长大后才知道,他走路和别人不一样,那是患了小儿麻痹症,腿残疾了。小孩子们不知道是怎么回事,大人又拿他吓唬人,韦峰就成了小孩子们心里深深的,不能克服的恐惧人物。
仅有一次,也许是墙门里只有我和表妹两个人,韦峰也没有忌惮感,竟然一步越过了禁地,跨进了墙门。他离我们很近,大概称得上面对面了,这种事之前从来没有发生过。我和表妹吓呆了。韦峰的脸其实不难看,但他的神情与别的小孩不一样,他一直皱着眉头,心事沉重,眼神流露出不友好的光,还夸张地歪着头,嘴也轻微有些歪,总觉得他正在思考坏主意打算下一步来捉弄我们。写着写着,我的记忆告诉我,他当时并不说话,只是恶狠狠地盯着我们,后来他开口说,让我们和他一起玩,如果不和他一起玩就要打我们,但我当时理解不了他的话,他不管说什么,我们只是害怕,因为他说这话的时候,给人的感觉是一种威胁、恐吓的语气,而且,我们从来也没有和传闻中的他如此近地面对面。

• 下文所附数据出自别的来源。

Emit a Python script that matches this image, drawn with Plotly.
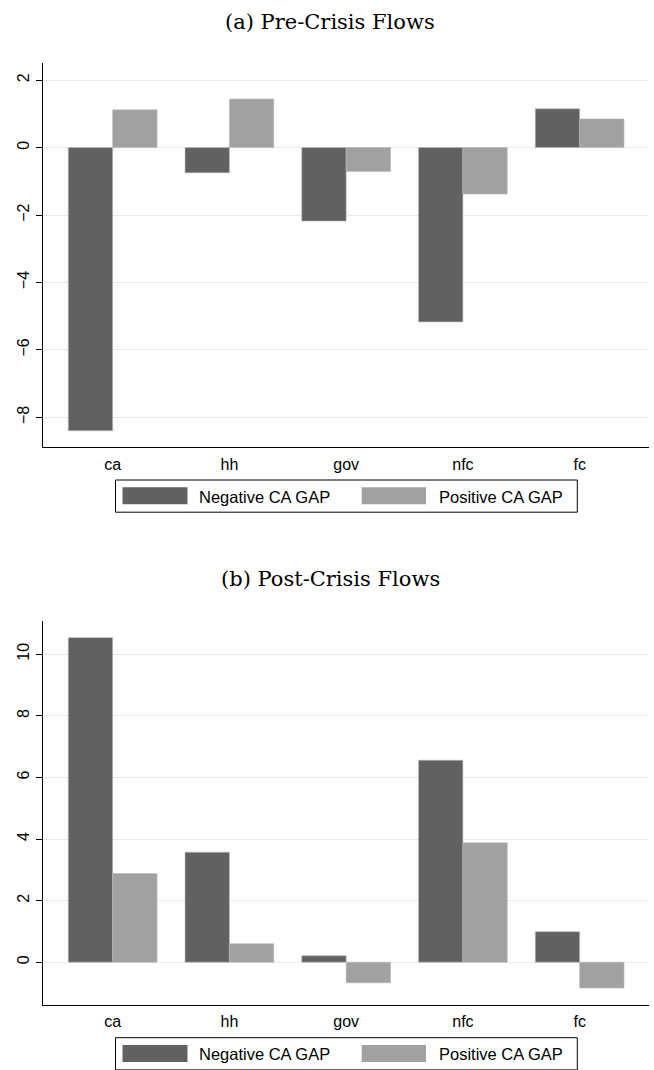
import plotly.graph_objects as go

W, H = 654, 1070

categories = ["ca", "hh", "gov", "nfc", "fc"]
series_names = ["Negative CA GAP", "Positive CA GAP"]
series_colors = ["#616161", "#a1a1a1"]

pre_negative = [-8.40, -0.75, -2.18, -5.17, 1.15]
pre_positive = [1.12, 1.44, -0.71, -1.38, 0.85]
post_negative = [10.54, 3.57, 0.21, 6.56, 0.99]
post_positive = [2.88, 0.60, -0.67, 3.88, -0.84]

pre_ticks = [-8, -6, -4, -2, 0, 2]
post_ticks = [0, 2, 4, 6, 8, 10]
titles = ["(a) Pre-Crisis Flows", "(b) Post-Crisis Flows"]

FONT = "Liberation Sans, Arial, sans-serif"
SERIF = "DejaVu Serif, serif"

def px_x(p):
    return p / W

def px_y(p):
    return 1 - p / H

def fmt(v):
    return str(v).replace("-", "\u2212")

fig = go.Figure()

panels = [
    (pre_negative, pre_positive, "x", "y"),
    (post_negative, post_positive, "x2", "y2"),
]
for neg, pos, xa, ya in panels:
    for vals, name, col in zip([neg, pos], series_names, series_colors):
        fig.add_trace(go.Bar(
            x=categories, y=vals, name=name, xaxis=xa, yaxis=ya,
            marker=dict(color=col, line=dict(width=0.6, color="#b8b8b8")),
            showlegend=False, offsetgroup=name,
        ))

# panel geometry (pixels)
off = 557.7
plot_left, plot_right = 43.3, 649
top0, bot0 = 63.3, 447.3

xdom = [px_x(plot_left), px_x(plot_right)]
common_x = dict(
    type="category", range=[-0.594, 4.594], showgrid=False, zeroline=False,
    showline=True, linecolor="black", linewidth=1,
    ticks="outside", ticklen=2, tickcolor="rgba(0,0,0,0)",
    tickfont=dict(family=FONT, size=16, color="black"),
)
common_y = dict(
    showgrid=True, gridcolor="#eaeaea", gridwidth=1.3, zeroline=False,
    showline=True, linecolor="black", linewidth=1,
    ticks="outside", ticklen=6.5, tickcolor="black", tickwidth=1,
    tickangle=-90, tickfont=dict(family=FONT, size=16, color="black"),
)

fig.update_layout(
    width=W, height=H, margin=dict(l=0, r=0, t=0, b=0),
    paper_bgcolor="white", plot_bgcolor="white",
    barmode="group", bargap=0.24, bargroupgap=0,
    showlegend=False,
    xaxis=dict(domain=xdom, anchor="y", **common_x),
    yaxis=dict(domain=[px_y(bot0), px_y(top0)], anchor="x", range=[-8.89, 2.50],
               tickvals=pre_ticks, ticktext=[fmt(v) for v in pre_ticks], **common_y),
    xaxis2=dict(domain=xdom, anchor="y2", **common_x),
    yaxis2=dict(domain=[px_y(bot0 + off), px_y(top0 + off)], anchor="x2", range=[-1.39, 11.08],
                tickvals=post_ticks, ticktext=[fmt(v) for v in post_ticks], **common_y),
)

shapes = []
annotations = []
for i, t in enumerate(titles):
    dy = off * i
    annotations.append(dict(
        text=t, x=px_x(330), y=px_y(21.7 + dy),
        xref="paper", yref="paper", xanchor="center", yanchor="middle",
        showarrow=False, font=dict(family=SERIF, size=21, color="black"),
    ))
    # legend box
    shapes.append(dict(type="rect", xref="paper", yref="paper",
                       x0=px_x(115.5), x1=px_x(577.3),
                       y0=px_y(512.2 + dy), y1=px_y(480 + dy),
                       line=dict(color="black", width=1), fillcolor="white"))
    sw = [(122.5, 187.5, 196.7), (361.7, 426.0, 436.7)]
    for (sx0, sx1, tx), name, col in zip(sw, series_names, series_colors):
        shapes.append(dict(type="rect", xref="paper", yref="paper",
                           x0=px_x(sx0), x1=px_x(sx1),
                           y0=px_y(504.3 + dy), y1=px_y(487.3 + dy),
                           line=dict(width=0), fillcolor=col))
        annotations.append(dict(
            text=name, x=px_x(tx), y=px_y(496.5 + dy), xref="paper", yref="paper",
            xanchor="left", yanchor="middle", showarrow=False,
            font=dict(family=FONT, size=16.5, color="black"),
        ))

fig.update_layout(shapes=shapes, annotations=annotations)
fig.write_html("out.html")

我和表妹吓得逃回房子里,向小舅告状:韦峰走到墙门里来说要打我们!小舅就出门把韦峰赶跑了,回来向我们保证,韦峰绝对不会再来了,我们才放下心。
现在,我想,这肯定是误会,他想和我们玩,但是不知道怎么表达,所以走进墙门只是看着我们,不说话。他看人时一向皱着眉头,恶狠狠的样子,这姿态神情长大后才知道也是小儿麻痹癥的症状,当时一直以为他面带敌意。我到现在也不知道,他的坏名声,是他真的做过出格的伤害小孩子的事,还是仅仅因为他的病,被所有的大人和小孩子误解了。
韦峰只能呆在家里,或坐在家门口。偶尔,他离开家门口朝外走出来,被他奶奶发现,他奶奶就要大声骂他。其实他也不会走多远,最远走到八圩池边。他家到八圩池的这段距离,一般人走,用不了一分钟。韦峰只是想走出来看看,却被她奶奶骂得人尽皆知,我们听见那骂声,更以为他是一个坏孩子了。

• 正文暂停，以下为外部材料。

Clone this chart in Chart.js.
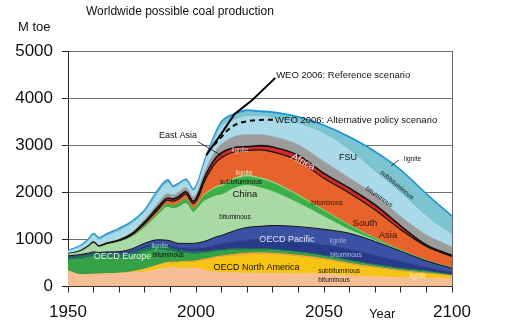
<!DOCTYPE html>
<html><head><meta charset="utf-8">
<script src="https://cdn.jsdelivr.net/npm/chart.js@4.4.1/dist/chart.umd.min.js"></script>
<style>html,body{margin:0;padding:0;background:#fff}#c{display:block}</style>
</head><body>
<canvas id="c" width="506" height="328"></canvas>
<script>
// ---- data (Mtoe) ----
const years = [1950,1955,1958,1960,1962,1965,1970,1975,1980,1985,1989,1991,1993,1996,1999,2001,2003,2005,2008,2010,2015,2020,2025,2030,2040,2050,2060,2070,2080,2090,2100];
const naBituminous    = [330,250,255,260,262,270,280,295,315,360,400,400,395,390,385,380,350,320,305,300,290,285,280,278,272,265,228,209,187,173,159];
const naSubbituminous = [0,0,0,0,0,0,0,15,50,80,95,100,105,120,130,150,200,250,300,320,360,390,400,395,360,298,235,177,128,92,55];
const naLignite       = [0,0,0,0,0,0,0,5,10,15,20,20,22,24,25,25,28,30,30,30,33,35,35,35,33,32,30,27,25,23,15];
const euBituminous    = [230,330,350,370,350,340,320,320,350,320,240,210,180,160,145,135,120,110,105,100,90,65,62,60,50,45,45,35,28,28,12];
const euLignite       = [50,60,65,70,72,78,85,85,85,85,85,75,65,60,55,50,45,40,38,35,32,30,29,28,26,25,25,23,18,13,8];
const pacBituminous   = [16,16,15,14,15,18,22,32,44,52,56,58,60,64,70,76,84,96,112,120,152,180,188,200,212,220,226,194,146,86,55];
const pacLignite      = [24,24,23,21,23,27,33,48,66,78,84,87,90,96,105,114,126,144,168,180,228,270,282,300,318,330,340,290,218,130,82];
const chBituminous    = [30,60,130,180,110,150,205,250,330,520,700,700,760,850,660,750,850,870,870,860,900,890,820,717,495,267,71,20,6,3,2];
const chSubbituminous = [0,0,0,0,0,0,0,15,35,45,70,70,80,95,85,95,120,140,170,180,185,185,185,182,152,122,90,40,15,8,6];
const chLignite       = [0,0,0,0,0,0,0,0,0,0,0,0,0,0,0,10,20,25,30,30,30,30,30,30,25,20,15,10,5,3,2];
const southAsia       = [5,8,10,12,14,16,20,30,50,70,85,90,95,100,100,130,250,380,520,580,560,530,590,635,727,673,674,599,430,291,244];
const eastAsia        = [10,12,14,15,15,18,20,25,37,50,45,45,48,50,50,60,75,90,100,105,90,80,90,100,110,106,106,106,78,30,20];
const africa          = [5,8,10,10,12,13,15,30,55,80,90,85,90,90,90,95,110,130,160,180,230,250,230,220,224,247,212,213,198,213,180];
const fsuBituminous   = [45,75,95,120,110,130,170,175,140,200,210,140,140,125,115,130,160,200,282,370,350,390,390,390,446,590,593,487,497,389,253];
const fsuSubbituminous= [10,15,20,30,30,32,40,38,35,50,50,30,30,28,27,30,40,50,80,80,100,100,80,100,120,150,250,400,461,448,367];
const fsuLignite      = [5,12,13,18,17,18,20,17,18,25,30,20,20,18,18,20,22,25,30,30,30,30,30,30,30,30,30,30,30,30,30];

const refYears  = [2004,2010,2015,2022,2031];
const refValues = [2790,3250,3660,3960,4430];
const altYears  = [2007,2010,2013,2016,2020,2025,2030.5];
const altValues = [3000,3180,3350,3450,3510,3535,3540];

const yTicks = [0,1000,2000,3000,4000,5000];
const xLabelYears = [1950,2000,2050,2100];

// ---- styles ----
const layers = [
  {label:'OECD North America bituminous', data:naBituminous, color:'#F5BE95'},
  {label:'OECD North America subbituminous', data:naSubbituminous, color:'#F7C414'},
  {label:'OECD North America lignite', data:naLignite, color:'#F09A38'},
  {label:'OECD Europe bituminous', data:euBituminous, color:'#35A046'},
  {label:'OECD Europe lignite', data:euLignite, color:'#1F7A5A', border:'#165E40'},
  {label:'OECD Pacific bituminous', data:pacBituminous, color:'#283B8B'},
  {label:'OECD Pacific lignite', data:pacLignite, color:'#3A51A4', border:'#111', bw:1},
  {label:'China bituminous', data:chBituminous, color:'#A9D9A5'},
  {label:'China subbituminous', data:chSubbituminous, color:'#3DAF47'},
  {label:'China lignite', data:chLignite, color:'#8ED27B'},
  {label:'South Asia', data:southAsia, color:'#E8632B', border:'#111', bw:1.2},
  {label:'East Asia', data:eastAsia, color:'#D62A2A', border:'#111', bw:1.6},
  {label:'Africa', data:africa, color:'#9C9C9C'},
  {label:'FSU bituminous', data:fsuBituminous, color:'#AAD9EA'},
  {label:'FSU subbituminous', data:fsuSubbituminous, color:'#7CC4CF'},
  {label:'FSU lignite', data:fsuLignite, color:'#2A9FD9', border:'#2196D6', bw:2}
];

const datasets = layers.map((L,i)=>({
  label:L.label,
  data: years.map((yr,k)=>({x:yr, y:L.data[k]})),
  backgroundColor:L.color,
  borderColor:L.border||L.color,
  borderWidth:L.bw||0.8,
  fill: i===0 ? 'origin' : '-1',
  pointRadius:0,
  cubicInterpolationMode:'monotone',
  stack:'coal',
  order:0
}));
datasets.push({
  label:'WEO 2006: Reference scenario',
  data: refYears.map((yr,k)=>({x:yr,y:refValues[k]})),
  borderColor:'#000', borderWidth:2, fill:false, pointRadius:0, tension:0,
  stack:'ref', order:-1
});
datasets.push({
  label:'WEO 2006: Alternative policy scenario',
  data: altYears.map((yr,k)=>({x:yr,y:altValues[k]})),
  borderColor:'#000', borderWidth:2, borderDash:[5,4], fill:false, pointRadius:0,
  cubicInterpolationMode:'monotone', stack:'alt', order:-1
});

const FONT = '"Liberation Sans", Arial, Helvetica, sans-serif';
// annotation texts in data coordinates (year, Mtoe)
const notes = [
  {t:'WEO 2006: Reference scenario', x:2031.3, y:4480, s:9.5, a:'left'},
  {t:'WEO 2006: Alternative policy scenario', x:2030.9, y:3535, s:9.5, a:'left'},
  {t:'East Asia', x:2000.4, y:3195, s:9, a:'right'},
  {t:'FSU', x:2059.4, y:2749, s:9},
  {t:'lignite', x:2084.6, y:2696, s:6.5},
  {t:'subbituminous', x:2078.5, y:2155, s:6.5, r:40},
  {t:'bituminous', x:2071.5, y:1900, s:6.5, r:35},
  {t:'Africa', x:2041.8, y:2643, s:10, r:28, c:'#E6E6E6'},
  {t:'lignite', x:2017.2, y:2898, s:6.5, c:'#CFCFCF'},
  {t:'lignite', x:2018.75, y:2410, s:6.5, c:'#CDEFC4'},
  {t:'subbituminous', x:2017.6, y:2219, s:6.5},
  {t:'China', x:2019.1, y:1964, s:9.5},
  {t:'bituminous', x:2015.2, y:1476, s:6.5},
  {t:'bituminous', x:2051.2, y:1773, s:6.5, c:'#3A1606'},
  {t:'South', x:2066.0, y:1348, s:9.5, c:'#3A1606'},
  {t:'Asia', x:2075.0, y:1093, s:9.5, c:'#3A1606'},
  {t:'OECD Pacific', x:2035.5, y:987, s:9, c:'#E2E4F4'},
  {t:'lignite', x:2055.5, y:966, s:6.5, c:'#A4AEDC'},
  {t:'bituminous', x:2058.6, y:669, s:6.5, c:'#B4BCE6'},
  {t:'OECD North America', x:2023.6, y:393, s:9},
  {t:'subbituminous', x:2055.9, y:329, s:6.5},
  {t:'bituminous', x:2053.9, y:138, s:6.5},
  {t:'lignite', x:2086.7, y:223, s:6.5, c:'#F7E9CF'},
  {t:'OECD Europe', x:1971.3, y:626, s:9, c:'#EAF6EA'},
  {t:'lignite', x:1985.9, y:849, s:6.5, c:'#93D3CB'},
  {t:'bituminous', x:1989.1, y:669, s:6.5}
];
const pointers = [
  {x1:2000.6, y1:3079, x2:2010.2, y2:2771},
  {x1:2079.3, y1:2686, x2:2076.2, y2:2558}
];

const textPlugin = {
  id:'texts',
  afterDatasetsDraw(chart){
    const {ctx, scales:{x, y}} = chart;
    ctx.save();
    ctx.strokeStyle='#111'; ctx.lineWidth=0.8;
    pointers.forEach(p=>{
      ctx.beginPath();
      ctx.moveTo(x.getPixelForValue(p.x1), y.getPixelForValue(p.y1));
      ctx.lineTo(x.getPixelForValue(p.x2), y.getPixelForValue(p.y2));
      ctx.stroke();
    });
    notes.forEach(n=>{
      ctx.save();
      ctx.translate(x.getPixelForValue(n.x), y.getPixelForValue(n.y));
      if(n.r) ctx.rotate(n.r*Math.PI/180);
      ctx.font = n.s+'px '+FONT;
      ctx.fillStyle = n.c || '#111';
      ctx.textAlign = n.a || 'center';
      ctx.textBaseline = 'middle';
      ctx.fillText(n.t,0,0);
      ctx.restore();
    });
    // right frame line
    const ca = chart.chartArea;
    ctx.strokeStyle='#666'; ctx.lineWidth=1;
    ctx.beginPath(); ctx.moveTo(Math.round(ca.right)+0.5, ca.top); ctx.lineTo(Math.round(ca.right)+0.5, ca.bottom); ctx.stroke();
    ctx.restore();
  },
  afterDraw(chart){
    const {ctx, scales:{x}} = chart;
    ctx.save();
    ctx.fillStyle='#111'; ctx.textBaseline='middle'; ctx.textAlign='left';
    ctx.font='12px '+FONT; ctx.fillText('Worldwide possible coal production', 86, 11.5);
    ctx.font='13px '+FONT; ctx.fillText('M toe', 18, 27);
    ctx.textAlign='center';
    ctx.fillText('Year', x.getPixelForValue(2072.7), chart.chartArea.bottom + 28);
    ctx.restore();
  }
};

new Chart(document.getElementById('c'), {
  type:'line',
  data:{datasets},
  options:{
    responsive:false, animation:false, devicePixelRatio:1,
    layout:{padding:{top:51, right:54, left:0, bottom:0}},
    plugins:{legend:{display:false}, tooltip:{enabled:false}, title:{display:false}},
    scales:{
      x:{type:'linear', min:1950, max:2100,
        afterFit(s){s.height=41.5;},
        afterBuildTicks(s){s.ticks = []; for(let v=1950; v<=2100; v+=10) s.ticks.push({value:v});},
        ticks:{autoSkip:false, maxRotation:0, padding:10, color:'#111',
          font:{family:FONT, size:17},
          callback:(v)=> xLabelYears.includes(v) ? String(v) : ''},
        grid:{drawOnChartArea:false, drawTicks:true, tickLength:6, tickColor:'#222'},
        border:{display:true, color:'#222', width:1}
      },
      y:{stacked:true, min:0, max:5000,
        afterFit(s){s.width=68;},
        afterBuildTicks(s){s.ticks = yTicks.map(v=>({value:v}));},
        ticks:{padding:9, color:'#111', font:{family:FONT, size:17}, callback:(v)=>String(v)},
        grid:{color:'#6f6f6f', lineWidth:1, drawTicks:true, tickLength:6, tickColor:'#222'},
        border:{display:true, color:'#222', width:1}
      }
    }
  },
  plugins:[textPlugin]
});
</script>
</body></html>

对韦峰来说,不仅仅墙门是禁地,其实,除了他自己的家和家门口,别的地方都变成了禁地。他的奶奶不允许他离开家门口(当时好像他奶奶嫌他的走相不好看,走出来怕被人笑话,现在想来,可能更多是为了他的安全)。
多么伤感、莫名其妙,而又无奈的童年禁地。童年禁地,大多会变成一个永远也解不开的谜。那些当年近在咫尺的一道墙门、一个弄堂口、一个转角,最后变成了无比遥远的存在,你对它的印像,是一片空白和全部的神秘。